*WORK REQUIRED*: Leaving out every picture, quote the data below exactly as it appears.

*SOURCE DATA*:
____________________
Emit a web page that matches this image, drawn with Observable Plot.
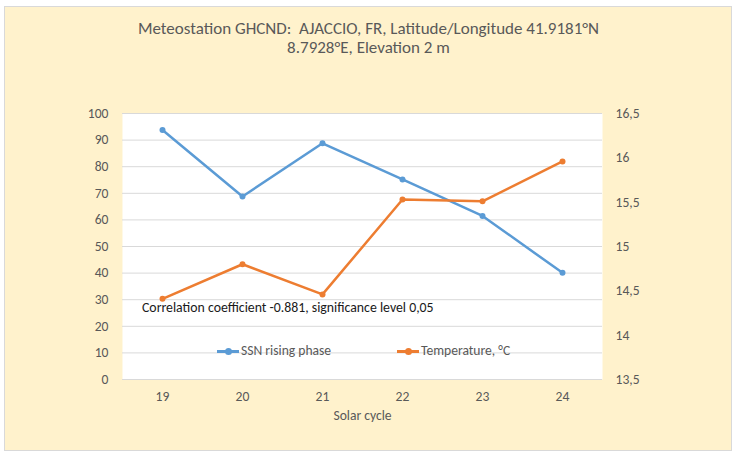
<!DOCTYPE html>
<html><head><meta charset="utf-8">
<script src="https://cdn.jsdelivr.net/npm/d3@7"></script>
<script src="https://cdn.jsdelivr.net/npm/@observablehq/plot@0.6"></script>
<style>
body{margin:0;background:#fff;}
#wrap{position:relative;width:737px;height:462px;overflow:hidden;font-family:Carlito,Calibri,"Open Sans",sans-serif;}
#box{position:absolute;left:4px;top:6px;width:728px;height:445px;background:#FFF2CC;border:1px solid #D9D9D9;box-sizing:border-box;}
#title{position:absolute;left:0;top:19px;width:737px;text-align:center;font-size:17px;color:#595959;line-height:19px;white-space:pre;}
#chart{position:absolute;left:0;top:0;}
.ov{position:absolute;white-space:nowrap;font-size:13.6px;color:#595959;line-height:16px;}
.sw{position:absolute;height:3px;}
.sw i{position:absolute;left:8px;top:-2px;width:7px;height:7px;border-radius:50%;}
</style></head>
<body>
<div id="wrap">
<div id="box"></div>
<div id="title">Meteostation GHCND:  AJACCIO, FR, Latitude/Longitude 41.9181°N
8.7928°E, Elevation 2 m</div>
<div id="chart"></div>
<div class="ov" id="corr" style="left:142px;top:300px;color:#1a1a1a;font-size:13.8px;">Correlation coefficient -0.881, significance level 0,05</div>
<div class="sw" style="left:217px;top:350px;width:22px;background:#5B9BD5"><i style="background:#5B9BD5"></i></div>
<div class="ov" id="lg1" style="left:241px;top:343px;">SSN rising phase</div>
<div class="sw" style="left:397px;top:350px;width:22px;background:#ED7D31"><i style="background:#ED7D31"></i></div>
<div class="ov" id="lg2" style="left:421px;top:343px;">Temperature, °C</div>
<div class="ov" style="left:0;top:408px;width:725px;text-align:center;">Solar cycle</div>
</div>
<script>
const cycles = [19, 20, 21, 22, 23, 24];
const ssn = [93.8, 68.8, 88.8, 75.2, 61.5, 40.1];
const temp = [14.41, 14.80, 14.46, 15.53, 15.51, 15.96];
const leftTicks = [0, 10, 20, 30, 40, 50, 60, 70, 80, 90, 100];
const rightTicks = [13.5, 14, 14.5, 15, 15.5, 16, 16.5];

const tMin = 13.5, tMax = 16.5;
const toY = t => (t - tMin) / (tMax - tMin) * 100;
const fromY = v => String(Math.round((tMin + v / 100 * (tMax - tMin)) * 10) / 10).replace(".", ",");

const ssnData = cycles.map((c, i) => ({c, v: ssn[i]}));
const tempData = cycles.map((c, i) => ({c, v: toY(temp[i])}));

const chart = Plot.plot({
  width: 737, height: 462,
  marginTop: 113, marginBottom: 83, marginLeft: 122, marginRight: 135,
  x: {type: "point", domain: cycles, padding: 0.5},
  y: {domain: [0, 100]},
  style: {background: "transparent", fontFamily: "Carlito,Calibri,'Open Sans',sans-serif", fontSize: "13.6px", color: "#595959"},
  marks: [
    Plot.frame({fill: "white", stroke: "none"}),
    Plot.ruleY(leftTicks, {stroke: "#D9D9D9", strokeWidth: 1}),
    Plot.axisY(leftTicks, {anchor: "left", tickSize: 0, tickPadding: 14, label: null}),
    Plot.axisY(rightTicks.map(toY), {anchor: "right", tickSize: 0, tickPadding: 13, tickFormat: fromY, label: null}),
    Plot.axisX(cycles, {anchor: "bottom", tickSize: 0, tickPadding: 12, label: null}),
    Plot.lineY(ssnData, {x: "c", y: "v", stroke: "#5B9BD5", strokeWidth: 2.5}),
    Plot.dot(ssnData, {x: "c", y: "v", fill: "#5B9BD5", r: 3}),
    Plot.lineY(tempData, {x: "c", y: "v", stroke: "#ED7D31", strokeWidth: 2.5}),
    Plot.dot(tempData, {x: "c", y: "v", fill: "#ED7D31", r: 3})
  ]
});
document.getElementById("chart").appendChild(chart);
</script>
</body></html>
____________________
*SOLVED EXERCISE*:
Emit a web page that matches this image, drawn with Observable Plot.
<!DOCTYPE html>
<html><head><meta charset="utf-8">
<script src="https://cdn.jsdelivr.net/npm/d3@7"></script>
<script src="https://cdn.jsdelivr.net/npm/@observablehq/plot@0.6"></script>
<style>
body{margin:0;background:#fff;}
#wrap{position:relative;width:737px;height:462px;overflow:hidden;font-family:Carlito,Calibri,"Open Sans",sans-serif;}
#box{position:absolute;left:4px;top:6px;width:728px;height:445px;background:#FFF2CC;border:1px solid #D9D9D9;box-sizing:border-box;}
#title{position:absolute;left:0;top:19px;width:737px;text-align:center;font-size:17px;color:#595959;line-height:19px;white-space:pre;}
#chart{position:absolute;left:0;top:0;}
.ov{position:absolute;white-space:nowrap;font-size:13.6px;color:#595959;line-height:16px;}
.sw{position:absolute;height:3px;}
.sw i{position:absolute;left:8px;top:-2px;width:7px;height:7px;border-radius:50%;}
</style></head>
<body>
<div id="wrap">
<div id="box"></div>
<div id="title">Meteostation GHCND:  AJACCIO, FR, Latitude/Longitude 41.9181°N
8.7928°E, Elevation 2 m</div>
<div id="chart"></div>
<div class="ov" id="corr" style="left:142px;top:300px;color:#1a1a1a;font-size:13.8px;">Correlation coefficient -0.881, significance level 0,05</div>
<div class="sw" style="left:217px;top:350px;width:22px;background:#5B9BD5"><i style="background:#5B9BD5"></i></div>
<div class="ov" id="lg1" style="left:241px;top:343px;">SSN rising phase</div>
<div class="sw" style="left:397px;top:350px;width:22px;background:#ED7D31"><i style="background:#ED7D31"></i></div>
<div class="ov" id="lg2" style="left:421px;top:343px;">Temperature, °C</div>
<div class="ov" style="left:0;top:408px;width:725px;text-align:center;">Solar cycle</div>
</div>
<script>
const cycles = [19, 20, 21, 22, 23, 24];
const ssn = [93.8, 68.8, 88.8, 75.2, 61.5, 40.1];
const temp = [14.41, 14.80, 14.46, 15.53, 15.51, 15.96];
const leftTicks = [0, 10, 20, 30, 40, 50, 60, 70, 80, 90, 100];
const rightTicks = [13.5, 14, 14.5, 15, 15.5, 16, 16.5];

const tMin = 13.5, tMax = 16.5;
const toY = t => (t - tMin) / (tMax - tMin) * 100;
const fromY = v => String(Math.round((tMin + v / 100 * (tMax - tMin)) * 10) / 10).replace(".", ",");

const ssnData = cycles.map((c, i) => ({c, v: ssn[i]}));
const tempData = cycles.map((c, i) => ({c, v: toY(temp[i])}));

const chart = Plot.plot({
  width: 737, height: 462,
  marginTop: 113, marginBottom: 83, marginLeft: 122, marginRight: 135,
  x: {type: "point", domain: cycles, padding: 0.5},
  y: {domain: [0, 100]},
  style: {background: "transparent", fontFamily: "Carlito,Calibri,'Open Sans',sans-serif", fontSize: "13.6px", color: "#595959"},
  marks: [
    Plot.frame({fill: "white", stroke: "none"}),
    Plot.ruleY(leftTicks, {stroke: "#D9D9D9", strokeWidth: 1}),
    Plot.axisY(leftTicks, {anchor: "left", tickSize: 0, tickPadding: 14, label: null}),
    Plot.axisY(rightTicks.map(toY), {anchor: "right", tickSize: 0, tickPadding: 13, tickFormat: fromY, label: null}),
    Plot.axisX(cycles, {anchor: "bottom", tickSize: 0, tickPadding: 12, label: null}),
    Plot.lineY(ssnData, {x: "c", y: "v", stroke: "#5B9BD5", strokeWidth: 2.5}),
    Plot.dot(ssnData, {x: "c", y: "v", fill: "#5B9BD5", r: 3}),
    Plot.lineY(tempData, {x: "c", y: "v", stroke: "#ED7D31", strokeWidth: 2.5}),
    Plot.dot(tempData, {x: "c", y: "v", fill: "#ED7D31", r: 3})
  ]
});
document.getElementById("chart").appendChild(chart);
</script>
</body></html>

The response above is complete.